A ballot measure seeking to legalize marijuana has cleared its first major hurdle, but it's unclear whether sponsors have enough time to put the question to voters in 2002.
The state on Friday approved an application for an initiative petition, meaning supporters may start collecting the 28,783 signatures required to get the measure on next year's ballot.
However, the deadline to submit the signatures in time for the 2002 election is Jan. 14, and sponsor Tim Hinterberger said the two-month window poses a challenge.
"We know we have a lot of support in the state. It's still going to be very difficult," said Hinterberger, who is pushing the measure through the Anchorage-based group Free Hemp In Alaska.
"It's going to take a massive effort by volunteers," Hinterberger said.
The measure is strongly opposed by Wev Shea, an Anchorage attorney who led an effort to defeat a similar ballot measure in 2000. Shea said he will fight the marijuana bill again and likened it to terrorism.
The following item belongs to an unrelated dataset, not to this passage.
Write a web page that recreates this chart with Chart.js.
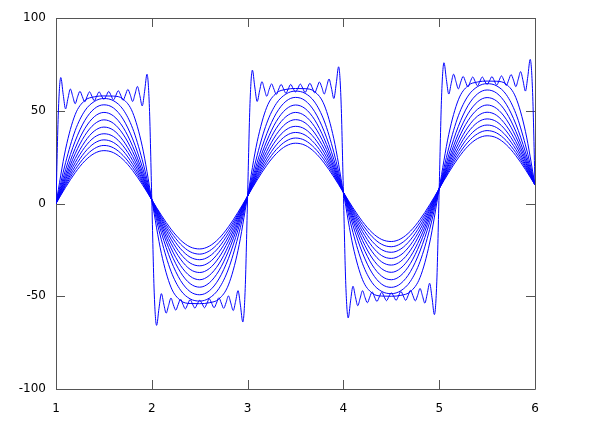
<!DOCTYPE html>
<html>
<head>
<meta charset="utf-8">
<script src="https://cdn.jsdelivr.net/npm/chart.js@4.4.1/dist/chart.umd.min.js"></script>
<style>
  html, body { margin: 0; padding: 0; background: #fff; }
  #chart { display: block; }
</style>
</head>
<body>
<canvas id="chart" width="597" height="438"></canvas>
<script>
// tick labels
const xTicks = [1, 2, 3, 4, 5, 6];
const yTicks = [-100, -50, 0, 50, 100];

// x positions of the smooth curves (step 0.1)
const smoothX = [
  1, 1.1, 1.2, 1.3, 1.4, 1.5, 1.6, 1.7, 1.8, 1.9,
  2, 2.1, 2.2, 2.3, 2.4, 2.5, 2.6, 2.7, 2.8, 2.9,
  3, 3.1, 3.2, 3.3, 3.4, 3.5, 3.6, 3.7, 3.8, 3.9,
  4, 4.1, 4.2, 4.3, 4.4, 4.5, 4.6, 4.7, 4.8, 4.9,
  5, 5.1, 5.2, 5.3, 5.4, 5.5, 5.6, 5.7, 5.8, 5.9,
  6
];

// smooth curves, innermost first
const curve0 = [0, 8.7, 16.6, 22.9, 27.0, 28.5, 27.4, 23.7, 17.8, 10.3,
  2.0, -6.3, -13.8, -19.7, -23.4, -24.5, -23.0, -18.9, -12.6, -4.7,
  4.0, 12.7, 20.6, 26.9, 31.0, 32.5, 31.4, 27.7, 21.8, 14.3,
  6.0, -2.3, -9.8, -15.7, -19.4, -20.5, -19.0, -14.9, -8.6, -0.7,
  8.0, 16.7, 24.6, 30.9, 35.0, 36.5, 35.4, 31.7, 25.8, 18.3, 10.0];
const curve1 = [0, 9.6, 18.2, 25.1, 29.6, 31.3, 30.0, 25.9, 19.4, 11.2,
  2.0, -7.2, -15.4, -21.9, -26.0, -27.3, -25.6, -21.1, -14.2, -5.6,
  4.0, 13.6, 22.2, 29.1, 33.6, 35.3, 34.0, 29.9, 23.4, 15.2,
  6.0, -3.2, -11.4, -17.9, -22.0, -23.3, -21.6, -17.1, -10.2, -1.6,
  8.0, 17.6, 26.2, 33.1, 37.6, 39.3, 38.0, 33.9, 27.4, 19.2, 10.0];
const curve2 = [0, 10.5, 20.0, 27.6, 32.5, 34.3, 32.9, 28.4, 21.2, 12.1,
  2.0, -8.1, -17.2, -24.4, -28.9, -30.3, -28.5, -23.6, -16.0, -6.5,
  4.0, 14.5, 24.0, 31.6, 36.5, 38.3, 36.9, 32.4, 25.2, 16.1,
  6.0, -4.1, -13.2, -20.4, -24.9, -26.3, -24.5, -19.6, -12.0, -2.5,
  8.0, 18.5, 28.0, 35.6, 40.5, 42.3, 40.9, 36.4, 29.2, 20.1, 10.0];
const curve3 = [0, 11.5, 22.0, 30.3, 35.7, 37.6, 36.1, 31.1, 23.2, 13.1,
  2.0, -9.1, -19.2, -27.1, -32.1, -33.6, -31.7, -26.3, -18.0, -7.5,
  4.0, 15.5, 26.0, 34.3, 39.7, 41.6, 40.1, 35.1, 27.2, 17.1,
  6.0, -5.1, -15.2, -23.1, -28.1, -29.6, -27.7, -22.3, -14.0, -3.5,
  8.0, 19.5, 30.0, 38.3, 43.7, 45.6, 44.1, 39.1, 31.2, 21.1, 10.0];
const curve4 = [0, 12.8, 24.2, 33.2, 39.1, 41.2, 39.5, 34.0, 25.4, 14.4,
  2.0, -10.4, -21.4, -30.0, -35.5, -37.2, -35.1, -29.2, -20.2, -8.8,
  4.0, 16.8, 28.2, 37.2, 43.1, 45.2, 43.5, 38.0, 29.4, 18.4,
  6.0, -6.4, -17.4, -26.0, -31.5, -33.2, -31.1, -25.2, -16.2, -4.8,
  8.0, 20.8, 32.2, 41.2, 47.1, 49.2, 47.5, 42.0, 33.4, 22.4, 10.0];
const curve5 = [0, 14.1, 26.8, 36.6, 42.8, 45.1, 43.2, 37.4, 28.0, 15.7,
  2.0, -11.7, -24.0, -33.4, -39.2, -41.1, -38.8, -32.6, -22.8, -10.1,
  4.0, 18.1, 30.8, 40.6, 46.8, 49.1, 47.2, 41.4, 32.0, 19.7,
  6.0, -7.7, -20.0, -29.4, -35.2, -37.1, -34.8, -28.6, -18.8, -6.1,
  8.0, 22.1, 34.8, 44.6, 50.8, 53.1, 51.2, 45.4, 36.0, 23.7, 10.0];
const curve6 = [0, 15.8, 29.7, 40.3, 46.8, 49.1, 47.2, 41.1, 30.9, 17.4,
  2.0, -13.4, -26.9, -37.1, -43.2, -45.1, -42.8, -36.3, -25.7, -11.8,
  4.0, 19.8, 33.7, 44.3, 50.8, 53.1, 51.2, 45.1, 34.9, 21.4,
  6.0, -9.4, -22.9, -33.1, -39.2, -41.1, -38.8, -32.3, -21.7, -7.8,
  8.0, 23.8, 37.7, 48.3, 54.8, 57.1, 55.2, 49.1, 38.9, 25.4, 10.0];
const curve7 = [0, 18.2, 33.6, 44.7, 51.1, 53.2, 51.5, 45.5, 34.8, 19.8,
  2.0, -15.8, -30.8, -41.5, -47.5, -49.2, -47.1, -40.7, -29.6, -14.2,
  4.0, 22.2, 37.6, 48.7, 55.1, 57.2, 55.5, 49.5, 38.8, 23.8,
  6.0, -11.8, -26.8, -37.5, -43.5, -45.2, -43.1, -36.7, -25.6, -10.2,
  8.0, 26.2, 41.6, 52.7, 59.1, 61.2, 59.5, 53.5, 42.8, 27.8, 10.0];
const curve8 = [0, 22.0, 39.3, 49.9, 55.0, 56.6, 55.4, 50.7, 40.5, 23.6,
  2.0, -19.6, -36.5, -46.7, -51.4, -52.6, -51.0, -45.9, -35.3, -18.0,
  4.0, 26.0, 43.3, 53.9, 59.0, 60.6, 59.4, 54.7, 44.5, 27.6,
  6.0, -15.6, -32.5, -42.7, -47.4, -48.6, -47.0, -41.9, -31.3, -14.0,
  8.0, 30.0, 47.3, 57.9, 63.0, 64.6, 63.4, 58.7, 48.5, 31.6, 10.0];
const curve9 = [0, 29.3, 47.9, 55.5, 57.5, 58.0, 57.9, 56.3, 49.1, 30.9,
  2.0, -26.9, -45.1, -52.3, -53.9, -54.0, -53.5, -51.5, -43.9, -25.3,
  4.0, 33.3, 51.9, 59.5, 61.5, 62.0, 61.9, 60.3, 53.1, 34.9,
  6.0, -22.9, -41.1, -48.3, -49.9, -50.0, -49.5, -47.5, -39.9, -21.3,
  8.0, 37.3, 55.9, 63.5, 65.5, 66.0, 65.9, 64.3, 57.1, 38.9, 10.0];

// x positions of the rippled curve (step 0.025)
const rippleX = [
  1, 1.025, 1.05, 1.075, 1.1, 1.125, 1.15, 1.175,
  1.2, 1.225, 1.25, 1.275, 1.3, 1.325, 1.35, 1.375,
  1.4, 1.425, 1.45, 1.475, 1.5, 1.525, 1.55, 1.575,
  1.6, 1.625, 1.65, 1.675, 1.7, 1.725, 1.75, 1.775,
  1.8, 1.825, 1.85, 1.875, 1.9, 1.925, 1.95, 1.975,
  2, 2.025, 2.05, 2.075, 2.1, 2.125, 2.15, 2.175,
  2.2, 2.225, 2.25, 2.275, 2.3, 2.325, 2.35, 2.375,
  2.4, 2.425, 2.45, 2.475, 2.5, 2.525, 2.55, 2.575,
  2.6, 2.625, 2.65, 2.675, 2.7, 2.725, 2.75, 2.775,
  2.8, 2.825, 2.85, 2.875, 2.9, 2.925, 2.95, 2.975,
  3, 3.025, 3.05, 3.075, 3.1, 3.125, 3.15, 3.175,
  3.2, 3.225, 3.25, 3.275, 3.3, 3.325, 3.35, 3.375,
  3.4, 3.425, 3.45, 3.475, 3.5, 3.525, 3.55, 3.575,
  3.6, 3.625, 3.65, 3.675, 3.7, 3.725, 3.75, 3.775,
  3.8, 3.825, 3.85, 3.875, 3.9, 3.925, 3.95, 3.975,
  4, 4.025, 4.05, 4.075, 4.1, 4.125, 4.15, 4.175,
  4.2, 4.225, 4.25, 4.275, 4.3, 4.325, 4.35, 4.375,
  4.4, 4.425, 4.45, 4.475, 4.5, 4.525, 4.55, 4.575,
  4.6, 4.625, 4.65, 4.675, 4.7, 4.725, 4.75, 4.775,
  4.8, 4.825, 4.85, 4.875, 4.9, 4.925, 4.95, 4.975,
  5, 5.025, 5.05, 5.075, 5.1, 5.125, 5.15, 5.175,
  5.2, 5.225, 5.25, 5.275, 5.3, 5.325, 5.35, 5.375,
  5.4, 5.425, 5.45, 5.475, 5.5, 5.525, 5.55, 5.575,
  5.6, 5.625, 5.65, 5.675, 5.7, 5.725, 5.75, 5.775,
  5.8, 5.825, 5.85, 5.875, 5.9, 5.925, 5.95, 5.975,
  6
];

// outer curve with the ripples
const ripple = [
  0, 49.9, 67.9, 58.8, 51.0, 56.7, 61.7, 57.7,
  53.8, 57.5, 60.5, 57.6, 54.8, 57.7, 60.2, 57.8,
  55.4, 57.9, 60.2, 58.0, 56.2, 58.1, 60.4, 58.2,
  55.8, 58.3, 60.8, 58.4, 55.6, 58.5, 61.5, 58.6,
  55.0, 59.0, 63.1, 58.2, 52.6, 60.5, 69.7, 51.8,
  2, -47.8, -65.7, -56.5, -48.6, -54.2, -59.1, -55.0,
  -51.0, -54.6, -57.5, -54.5, -51.6, -54.4, -56.8, -54.3,
  -51.8, -54.2, -56.4, -54.1, -52.2, -54.0, -56.2, -53.9,
  -51.4, -53.8, -56.2, -53.7, -50.8, -53.6, -56.5, -53.5,
  -49.8, -53.7, -57.7, -52.7, -47.0, -54.8, -63.9, -45.9,
  4, 53.9, 71.9, 62.8, 55.0, 60.7, 65.7, 61.7,
  57.8, 61.5, 64.5, 61.6, 58.8, 61.7, 64.2, 61.8,
  59.4, 61.9, 64.2, 62.0, 60.2, 62.1, 64.4, 62.2,
  59.8, 62.3, 64.8, 62.4, 59.6, 62.5, 65.5, 62.6,
  59.0, 63.0, 67.1, 62.2, 56.6, 64.5, 73.7, 55.8,
  6, -43.8, -61.7, -52.5, -44.6, -50.2, -55.1, -51.0,
  -47.0, -50.6, -53.5, -50.5, -47.6, -50.4, -52.8, -50.3,
  -47.8, -50.2, -52.4, -50.1, -48.2, -50.0, -52.2, -49.9,
  -47.4, -49.8, -52.2, -49.7, -46.8, -49.6, -52.5, -49.5,
  -45.8, -49.7, -53.7, -48.7, -43.0, -50.8, -59.9, -41.9,
  8, 57.9, 75.9, 66.8, 59.0, 64.7, 69.7, 65.7,
  61.8, 65.5, 68.5, 65.6, 62.8, 65.7, 68.2, 65.8,
  63.4, 65.9, 68.2, 66.0, 64.2, 66.1, 68.4, 66.2,
  63.8, 66.3, 68.8, 66.4, 63.6, 66.5, 69.5, 66.6,
  63.0, 67.0, 71.1, 66.2, 60.6, 68.5, 77.7, 59.8,
  10
];

const smoothCurves = [curve0, curve1, curve2, curve3, curve4, curve5, curve6, curve7, curve8, curve9];

function toPoints(xs, ys) {
  return ys.map((y, i) => ({ x: xs[i], y: y }));
}

function makeLine(points) {
  return {
    data: points,
    borderColor: '#0000ff',
    borderWidth: 1,
    pointRadius: 0,
    fill: false,
    cubicInterpolationMode: 'monotone'
  };
}

const datasets = smoothCurves.map(c => makeLine(toPoints(smoothX, c)));
datasets.push(makeLine(toPoints(rippleX, ripple)));

// gnuplot style border with inward ticks on all four sides
const framePlugin = {
  id: 'frame',
  beforeDatasetsDraw(chart) {
    const { ctx, chartArea: a, scales } = chart;
    const tick = 9;
    ctx.save();
    ctx.strokeStyle = '#555';
    ctx.lineWidth = 1;
    ctx.beginPath();
    ctx.rect(Math.round(a.left) + 0.5, Math.round(a.top) + 0.5,
      Math.round(a.right - a.left), Math.round(a.bottom - a.top));
    xTicks.forEach(v => {
      const px = Math.round(scales.x.getPixelForValue(v)) + 0.5;
      ctx.moveTo(px, a.bottom);
      ctx.lineTo(px, a.bottom - tick);
      ctx.moveTo(px, a.top);
      ctx.lineTo(px, a.top + tick);
    });
    yTicks.forEach(v => {
      const py = Math.round(scales.y.getPixelForValue(v)) + 0.5;
      ctx.moveTo(a.left, py);
      ctx.lineTo(a.left + tick, py);
      ctx.moveTo(a.right, py);
      ctx.lineTo(a.right - tick, py);
    });
    ctx.stroke();
    ctx.restore();
  }
};

const tickFont = { family: 'DejaVu Sans', size: 12 };

new Chart(document.getElementById('chart'), {
  type: 'line',
  data: { datasets: datasets },
  options: {
    responsive: false,
    animation: false,
    devicePixelRatio: 1,
    layout: { padding: { top: 18, right: 62, bottom: 0, left: 0 } },
    plugins: { legend: { display: false }, tooltip: { enabled: false } },
    scales: {
      x: {
        type: 'linear',
        min: xTicks[0],
        max: xTicks[xTicks.length - 1],
        grid: { display: false, drawTicks: false },
        border: { display: false },
        ticks: { stepSize: 1, padding: 13, color: '#000', font: tickFont },
        afterFit: s => { s.height = 49; }
      },
      y: {
        min: yTicks[0],
        max: yTicks[yTicks.length - 1],
        grid: { display: false, drawTicks: false },
        border: { display: false },
        ticks: { stepSize: 50, padding: 10, color: '#000', font: tickFont },
        afterFit: s => { s.width = 56; }
      }
    }
  },
  plugins: [framePlugin]
});
</script>
</body>
</html>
"The drug legalization movement is an attempt to destroy Alaska and this nation from the inside just as the terrorists are trying to destroy us from the outside," said Shea, who predicted sponsors would collect enough signatures in time for the 2002 ballot.
"Will I be fighting it? Yes, of course I will."
The measure would make it legal for people age 21 and older to grow, use, sell or give away marijuana or other hemp products, according to a state summary of the initiative.
Marijuana could be regulated like alcohol or tobacco and the measure allows for laws limiting marijuana use in some cases to protect public safety, the summary said.
Hinterberger and two other sponsors filed an initiative petition application earlier this year but it was rejected in July by the state Department of Law. State attorneys said the original measure included unconstitutional language, so the sponsors changed the wording and resubmitted it in September.
It passed legal muster the second time but Hinterberger called the delay a "major blow" to getting the measure on the 2002 ballot. If supporters miss the Jan. 14 deadline for next year's election, they will put the question to voters in 2004, Hinterberger said.
"That's our fallback position," he said.